======== Record list ========

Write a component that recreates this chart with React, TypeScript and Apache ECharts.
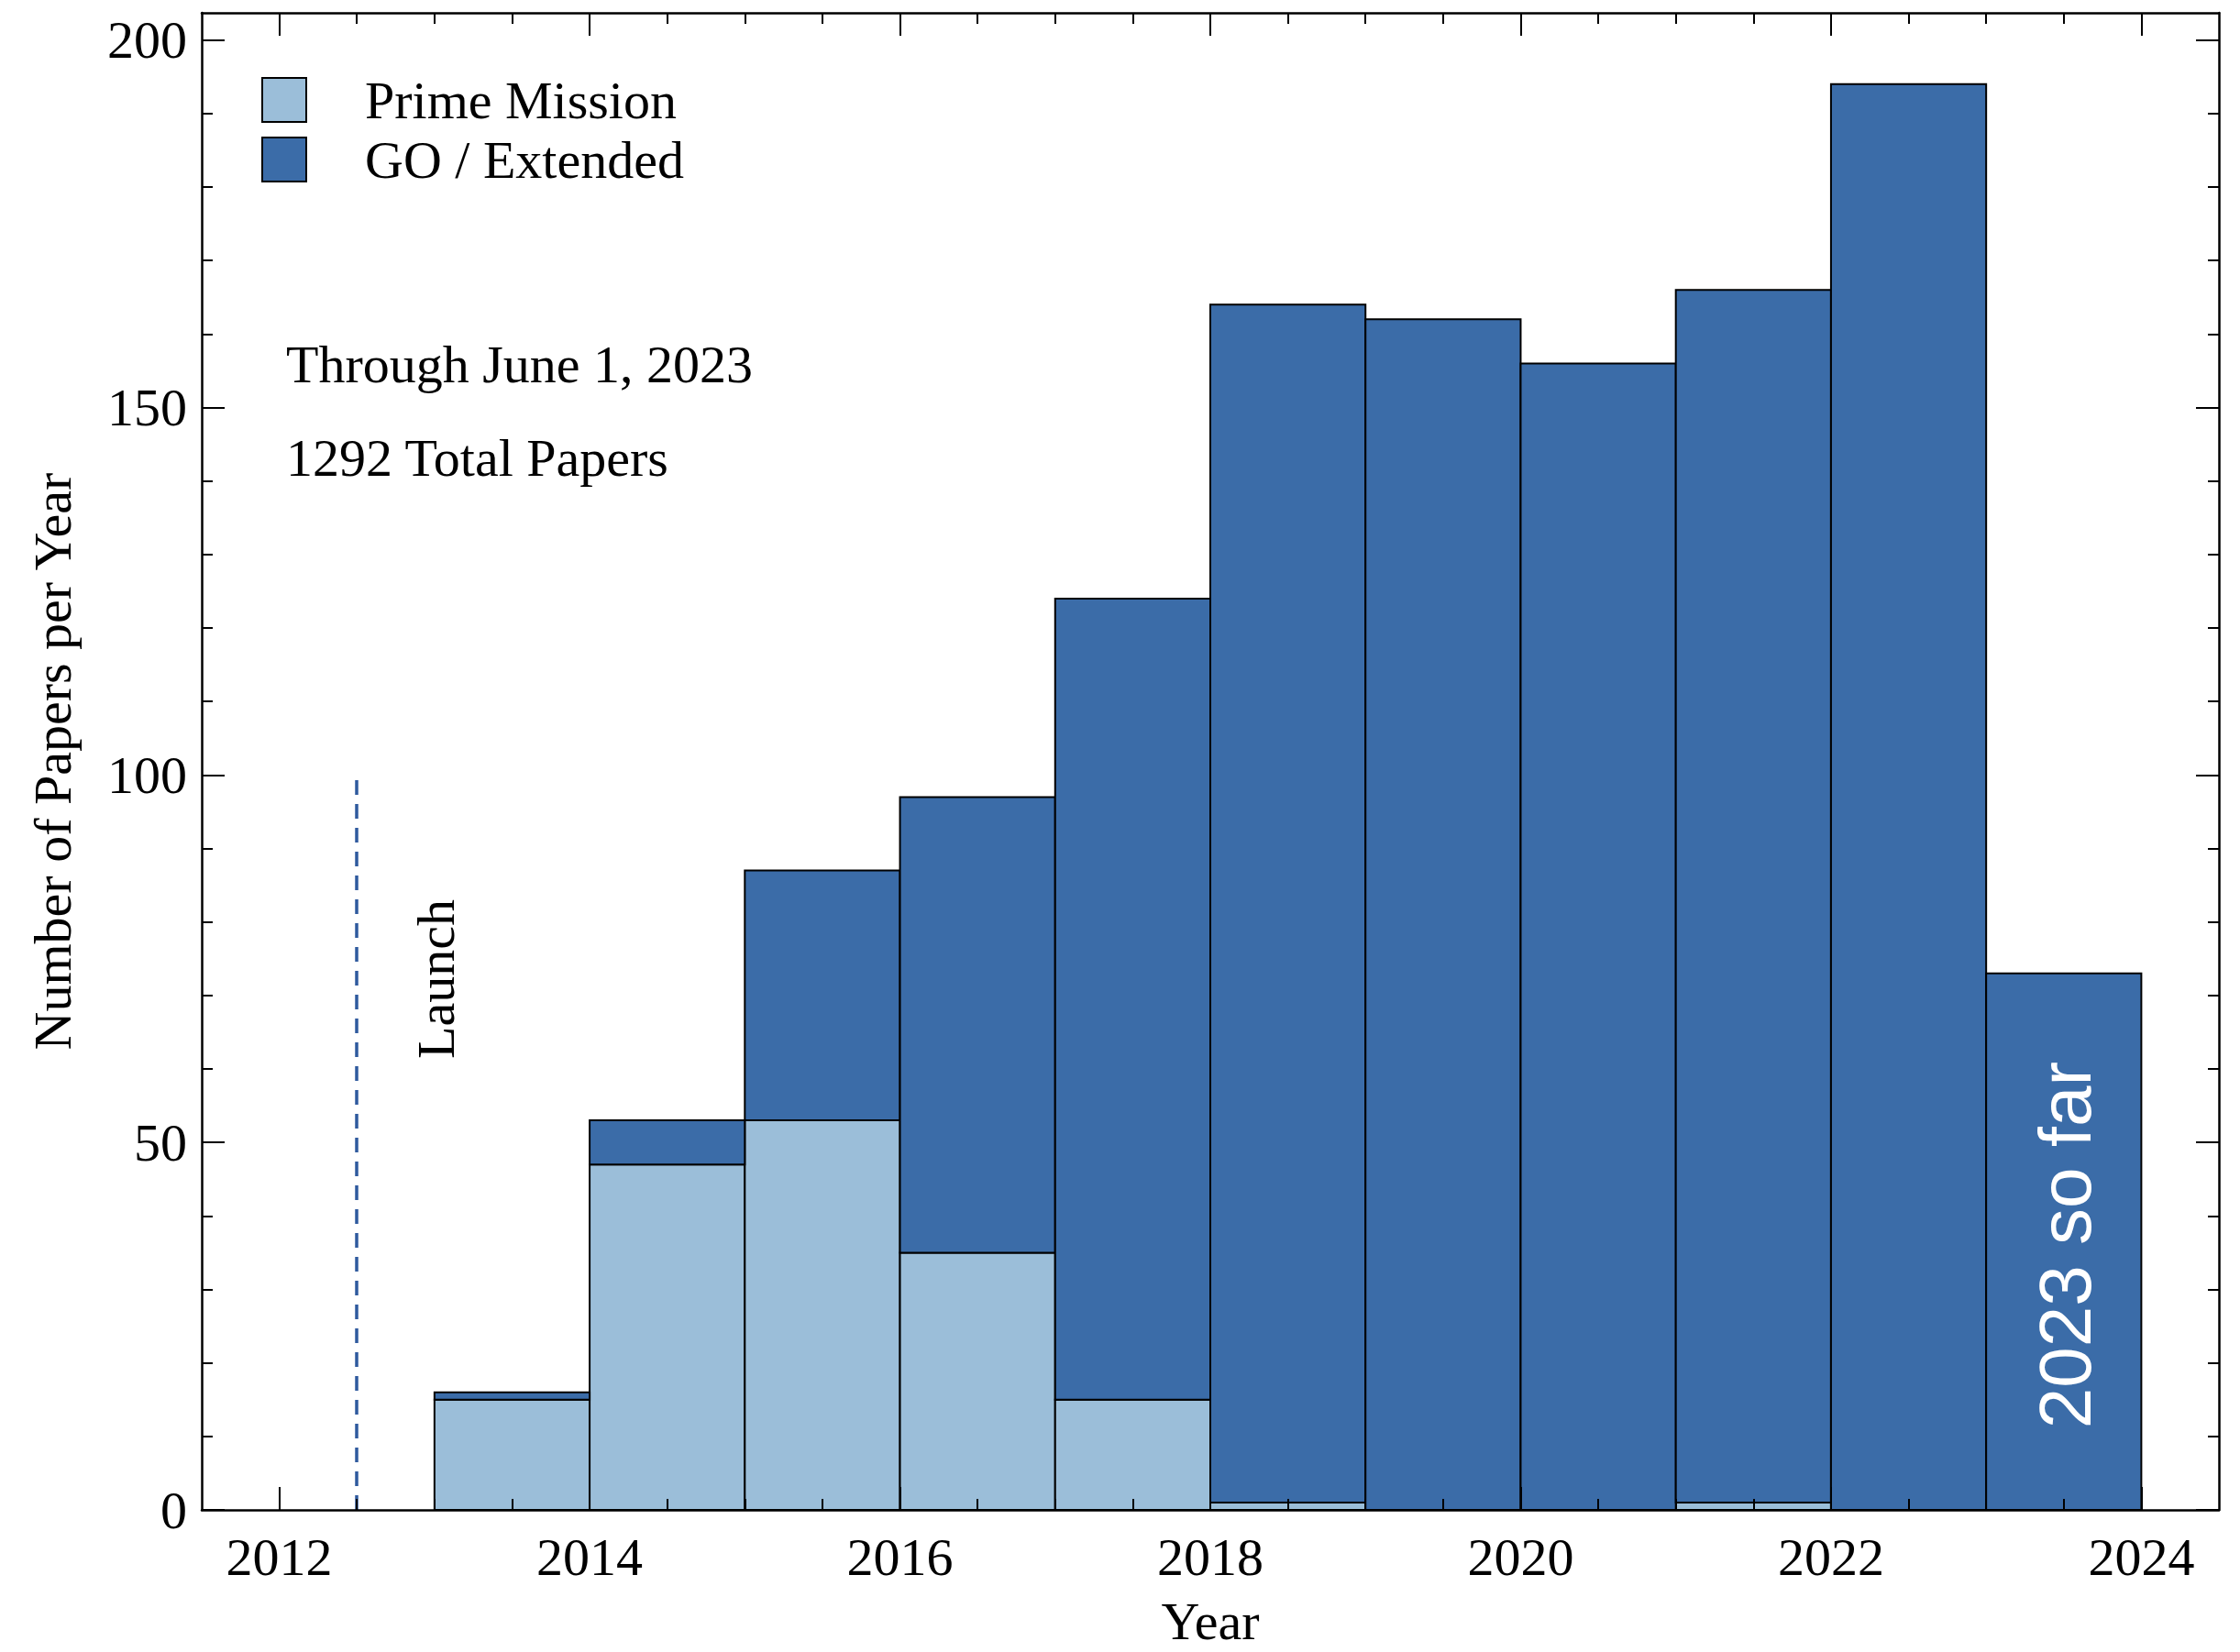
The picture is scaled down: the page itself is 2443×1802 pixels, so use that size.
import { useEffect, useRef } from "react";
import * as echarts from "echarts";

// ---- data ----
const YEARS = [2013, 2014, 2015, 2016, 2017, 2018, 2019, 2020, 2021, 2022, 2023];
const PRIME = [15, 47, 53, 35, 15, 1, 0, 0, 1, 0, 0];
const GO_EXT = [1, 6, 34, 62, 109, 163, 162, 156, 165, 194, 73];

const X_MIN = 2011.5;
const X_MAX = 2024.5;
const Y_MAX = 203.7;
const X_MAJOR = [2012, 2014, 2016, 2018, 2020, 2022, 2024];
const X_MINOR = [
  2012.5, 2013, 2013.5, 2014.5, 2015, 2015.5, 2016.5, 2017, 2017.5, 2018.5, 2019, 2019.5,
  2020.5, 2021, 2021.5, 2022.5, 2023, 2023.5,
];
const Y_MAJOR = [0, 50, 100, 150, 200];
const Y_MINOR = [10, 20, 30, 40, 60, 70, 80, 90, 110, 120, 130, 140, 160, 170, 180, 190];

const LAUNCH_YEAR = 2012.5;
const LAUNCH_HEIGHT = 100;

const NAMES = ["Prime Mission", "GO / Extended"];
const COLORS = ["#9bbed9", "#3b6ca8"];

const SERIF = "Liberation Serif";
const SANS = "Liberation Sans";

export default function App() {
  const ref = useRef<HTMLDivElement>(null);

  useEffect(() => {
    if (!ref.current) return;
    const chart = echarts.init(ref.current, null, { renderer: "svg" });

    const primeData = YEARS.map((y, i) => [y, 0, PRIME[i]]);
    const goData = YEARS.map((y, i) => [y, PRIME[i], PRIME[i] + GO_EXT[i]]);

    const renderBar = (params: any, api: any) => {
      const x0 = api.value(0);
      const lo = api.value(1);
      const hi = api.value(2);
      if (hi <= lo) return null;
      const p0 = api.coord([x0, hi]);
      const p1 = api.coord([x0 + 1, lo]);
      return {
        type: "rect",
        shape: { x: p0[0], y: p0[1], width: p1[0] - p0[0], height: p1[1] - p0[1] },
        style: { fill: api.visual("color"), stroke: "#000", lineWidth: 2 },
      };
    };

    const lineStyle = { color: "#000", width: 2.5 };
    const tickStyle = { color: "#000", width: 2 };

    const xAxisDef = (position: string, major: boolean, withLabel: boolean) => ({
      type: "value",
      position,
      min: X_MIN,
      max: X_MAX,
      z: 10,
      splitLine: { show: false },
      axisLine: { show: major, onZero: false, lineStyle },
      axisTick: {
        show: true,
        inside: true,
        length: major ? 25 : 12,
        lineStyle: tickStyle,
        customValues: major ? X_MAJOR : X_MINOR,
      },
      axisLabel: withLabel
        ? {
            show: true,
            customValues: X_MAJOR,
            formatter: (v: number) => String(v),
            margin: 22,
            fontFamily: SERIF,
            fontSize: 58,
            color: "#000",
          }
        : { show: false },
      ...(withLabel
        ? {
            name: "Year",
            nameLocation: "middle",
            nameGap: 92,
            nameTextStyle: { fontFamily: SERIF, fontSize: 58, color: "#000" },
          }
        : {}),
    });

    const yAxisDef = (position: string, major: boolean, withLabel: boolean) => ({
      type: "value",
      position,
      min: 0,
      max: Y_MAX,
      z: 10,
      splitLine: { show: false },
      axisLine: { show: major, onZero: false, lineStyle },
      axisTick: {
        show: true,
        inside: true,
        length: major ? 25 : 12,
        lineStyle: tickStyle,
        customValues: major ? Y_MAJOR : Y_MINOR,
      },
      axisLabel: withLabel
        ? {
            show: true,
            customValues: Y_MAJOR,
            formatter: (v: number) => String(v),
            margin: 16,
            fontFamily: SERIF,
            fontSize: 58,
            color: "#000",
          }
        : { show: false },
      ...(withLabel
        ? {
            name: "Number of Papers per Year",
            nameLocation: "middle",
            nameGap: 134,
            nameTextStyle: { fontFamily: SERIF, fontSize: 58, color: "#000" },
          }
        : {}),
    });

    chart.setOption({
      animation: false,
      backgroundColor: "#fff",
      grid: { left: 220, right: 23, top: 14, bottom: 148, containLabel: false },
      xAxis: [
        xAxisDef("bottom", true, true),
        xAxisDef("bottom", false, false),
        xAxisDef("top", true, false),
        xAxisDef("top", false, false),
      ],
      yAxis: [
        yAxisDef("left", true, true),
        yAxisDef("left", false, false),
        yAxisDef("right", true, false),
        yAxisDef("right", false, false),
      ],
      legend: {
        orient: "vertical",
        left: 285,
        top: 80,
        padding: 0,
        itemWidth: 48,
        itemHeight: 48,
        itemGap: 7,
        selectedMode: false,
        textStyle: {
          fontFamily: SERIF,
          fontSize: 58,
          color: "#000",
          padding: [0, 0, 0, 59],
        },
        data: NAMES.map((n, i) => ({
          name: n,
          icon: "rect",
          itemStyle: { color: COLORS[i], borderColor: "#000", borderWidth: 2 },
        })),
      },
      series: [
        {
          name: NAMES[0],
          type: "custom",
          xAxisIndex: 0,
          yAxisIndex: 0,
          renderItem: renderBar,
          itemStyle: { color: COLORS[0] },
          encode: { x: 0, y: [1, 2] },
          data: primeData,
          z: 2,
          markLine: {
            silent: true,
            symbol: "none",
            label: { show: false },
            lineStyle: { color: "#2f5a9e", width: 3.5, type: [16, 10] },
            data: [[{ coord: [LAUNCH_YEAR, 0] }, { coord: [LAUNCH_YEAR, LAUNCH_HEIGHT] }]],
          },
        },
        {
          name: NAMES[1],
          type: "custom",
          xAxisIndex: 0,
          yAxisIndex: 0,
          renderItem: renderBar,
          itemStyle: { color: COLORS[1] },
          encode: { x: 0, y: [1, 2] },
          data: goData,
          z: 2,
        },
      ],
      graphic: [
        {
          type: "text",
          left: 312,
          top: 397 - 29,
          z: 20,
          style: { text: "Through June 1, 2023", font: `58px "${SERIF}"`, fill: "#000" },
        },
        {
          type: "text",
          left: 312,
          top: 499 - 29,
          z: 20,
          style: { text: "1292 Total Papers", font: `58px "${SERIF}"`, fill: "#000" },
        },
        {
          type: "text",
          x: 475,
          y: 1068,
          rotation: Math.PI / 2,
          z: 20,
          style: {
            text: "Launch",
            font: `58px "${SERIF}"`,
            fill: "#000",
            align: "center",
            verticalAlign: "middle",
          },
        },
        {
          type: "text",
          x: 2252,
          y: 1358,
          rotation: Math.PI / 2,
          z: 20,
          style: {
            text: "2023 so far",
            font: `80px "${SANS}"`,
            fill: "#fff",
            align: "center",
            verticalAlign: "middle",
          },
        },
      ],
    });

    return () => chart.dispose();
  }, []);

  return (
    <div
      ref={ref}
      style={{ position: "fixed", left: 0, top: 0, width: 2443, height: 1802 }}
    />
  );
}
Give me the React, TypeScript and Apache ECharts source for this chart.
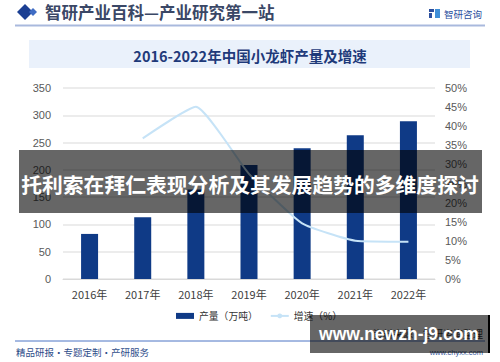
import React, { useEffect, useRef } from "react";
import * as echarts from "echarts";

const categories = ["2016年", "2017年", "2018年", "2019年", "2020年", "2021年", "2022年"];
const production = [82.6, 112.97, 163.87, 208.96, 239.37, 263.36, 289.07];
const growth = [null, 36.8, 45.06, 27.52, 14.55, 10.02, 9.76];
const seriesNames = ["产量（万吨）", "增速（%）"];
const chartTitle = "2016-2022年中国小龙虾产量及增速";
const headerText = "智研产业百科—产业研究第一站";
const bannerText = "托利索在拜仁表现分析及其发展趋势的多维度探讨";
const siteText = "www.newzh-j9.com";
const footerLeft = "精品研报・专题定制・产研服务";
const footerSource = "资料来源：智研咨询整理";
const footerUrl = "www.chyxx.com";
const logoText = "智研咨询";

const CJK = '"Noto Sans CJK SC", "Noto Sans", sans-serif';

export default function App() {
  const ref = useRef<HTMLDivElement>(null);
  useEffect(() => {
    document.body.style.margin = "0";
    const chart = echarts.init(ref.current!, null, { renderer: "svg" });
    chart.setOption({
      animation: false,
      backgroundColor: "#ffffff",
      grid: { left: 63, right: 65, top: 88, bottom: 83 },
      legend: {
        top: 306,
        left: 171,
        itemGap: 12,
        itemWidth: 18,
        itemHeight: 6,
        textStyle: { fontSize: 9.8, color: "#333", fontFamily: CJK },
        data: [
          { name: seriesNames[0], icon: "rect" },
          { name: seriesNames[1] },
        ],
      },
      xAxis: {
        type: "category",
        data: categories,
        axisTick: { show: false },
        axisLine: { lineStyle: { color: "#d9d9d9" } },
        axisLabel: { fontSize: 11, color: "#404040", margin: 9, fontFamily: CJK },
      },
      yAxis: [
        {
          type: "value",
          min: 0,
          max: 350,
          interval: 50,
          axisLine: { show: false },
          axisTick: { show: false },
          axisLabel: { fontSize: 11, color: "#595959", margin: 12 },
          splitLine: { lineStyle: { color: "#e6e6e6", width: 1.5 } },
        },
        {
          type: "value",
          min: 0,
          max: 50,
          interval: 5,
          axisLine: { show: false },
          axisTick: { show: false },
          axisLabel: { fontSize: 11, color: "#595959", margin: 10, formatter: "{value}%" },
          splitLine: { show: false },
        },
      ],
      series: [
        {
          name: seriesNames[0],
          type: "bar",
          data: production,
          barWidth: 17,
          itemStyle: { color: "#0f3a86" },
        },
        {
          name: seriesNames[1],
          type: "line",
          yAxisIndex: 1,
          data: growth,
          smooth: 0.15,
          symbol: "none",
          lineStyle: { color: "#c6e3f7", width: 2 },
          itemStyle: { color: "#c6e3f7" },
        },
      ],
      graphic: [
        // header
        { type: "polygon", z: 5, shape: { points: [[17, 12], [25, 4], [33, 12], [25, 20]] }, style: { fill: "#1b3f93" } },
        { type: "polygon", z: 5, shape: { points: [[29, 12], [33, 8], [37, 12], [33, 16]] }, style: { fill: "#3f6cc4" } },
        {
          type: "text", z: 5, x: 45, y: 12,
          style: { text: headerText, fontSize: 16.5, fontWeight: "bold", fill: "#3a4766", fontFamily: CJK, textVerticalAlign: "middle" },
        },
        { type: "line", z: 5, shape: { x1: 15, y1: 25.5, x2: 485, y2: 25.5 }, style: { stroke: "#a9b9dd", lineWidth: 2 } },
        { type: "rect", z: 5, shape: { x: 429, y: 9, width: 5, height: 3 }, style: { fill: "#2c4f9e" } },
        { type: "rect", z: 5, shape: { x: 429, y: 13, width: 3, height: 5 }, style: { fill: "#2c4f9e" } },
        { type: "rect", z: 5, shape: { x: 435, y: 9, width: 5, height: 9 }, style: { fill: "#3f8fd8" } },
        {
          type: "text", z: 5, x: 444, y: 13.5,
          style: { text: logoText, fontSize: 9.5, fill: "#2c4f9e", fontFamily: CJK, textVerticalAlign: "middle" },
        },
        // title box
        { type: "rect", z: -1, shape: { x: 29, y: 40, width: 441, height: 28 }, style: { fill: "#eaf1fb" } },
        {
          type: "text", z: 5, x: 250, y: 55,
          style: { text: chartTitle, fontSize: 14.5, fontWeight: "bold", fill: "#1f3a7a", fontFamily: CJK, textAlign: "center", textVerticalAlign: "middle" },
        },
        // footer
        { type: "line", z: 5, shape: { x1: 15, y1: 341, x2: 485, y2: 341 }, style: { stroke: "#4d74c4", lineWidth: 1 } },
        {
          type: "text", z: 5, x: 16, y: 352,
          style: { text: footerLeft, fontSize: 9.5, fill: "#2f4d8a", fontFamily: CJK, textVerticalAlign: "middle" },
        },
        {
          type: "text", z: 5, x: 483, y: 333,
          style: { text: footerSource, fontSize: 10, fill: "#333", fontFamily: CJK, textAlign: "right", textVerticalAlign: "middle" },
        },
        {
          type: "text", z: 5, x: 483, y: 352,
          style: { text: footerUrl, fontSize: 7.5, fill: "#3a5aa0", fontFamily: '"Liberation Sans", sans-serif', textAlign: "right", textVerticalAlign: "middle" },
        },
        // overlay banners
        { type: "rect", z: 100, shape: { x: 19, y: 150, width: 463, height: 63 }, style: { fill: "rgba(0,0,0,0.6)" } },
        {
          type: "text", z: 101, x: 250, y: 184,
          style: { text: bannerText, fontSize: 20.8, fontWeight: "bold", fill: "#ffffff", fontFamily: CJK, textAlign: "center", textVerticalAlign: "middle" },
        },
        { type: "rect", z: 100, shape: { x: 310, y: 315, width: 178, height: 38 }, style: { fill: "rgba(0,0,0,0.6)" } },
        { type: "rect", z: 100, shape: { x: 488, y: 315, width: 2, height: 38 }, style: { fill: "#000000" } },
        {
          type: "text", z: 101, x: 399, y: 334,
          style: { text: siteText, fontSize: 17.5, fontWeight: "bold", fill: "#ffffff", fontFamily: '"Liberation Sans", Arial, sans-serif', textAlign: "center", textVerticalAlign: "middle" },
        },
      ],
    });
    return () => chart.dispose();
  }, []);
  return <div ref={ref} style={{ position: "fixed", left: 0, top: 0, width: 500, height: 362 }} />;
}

========

## Task to carry out
From the line that contains "The picture is" through the line that contains "170, 180, 190];", reproduce every line exactly, both end lines included.

## Full answer
The picture is scaled down: the page itself is 2443×1802 pixels, so use that size.
import { useEffect, useRef } from "react";
import * as echarts from "echarts";

// ---- data ----
const YEARS = [2013, 2014, 2015, 2016, 2017, 2018, 2019, 2020, 2021, 2022, 2023];
const PRIME = [15, 47, 53, 35, 15, 1, 0, 0, 1, 0, 0];
const GO_EXT = [1, 6, 34, 62, 109, 163, 162, 156, 165, 194, 73];

const X_MIN = 2011.5;
const X_MAX = 2024.5;
const Y_MAX = 203.7;
const X_MAJOR = [2012, 2014, 2016, 2018, 2020, 2022, 2024];
const X_MINOR = [
  2012.5, 2013, 2013.5, 2014.5, 2015, 2015.5, 2016.5, 2017, 2017.5, 2018.5, 2019, 2019.5,
  2020.5, 2021, 2021.5, 2022.5, 2023, 2023.5,
];
const Y_MAJOR = [0, 50, 100, 150, 200];
const Y_MINOR = [10, 20, 30, 40, 60, 70, 80, 90, 110, 120, 130, 140, 160, 170, 180, 190];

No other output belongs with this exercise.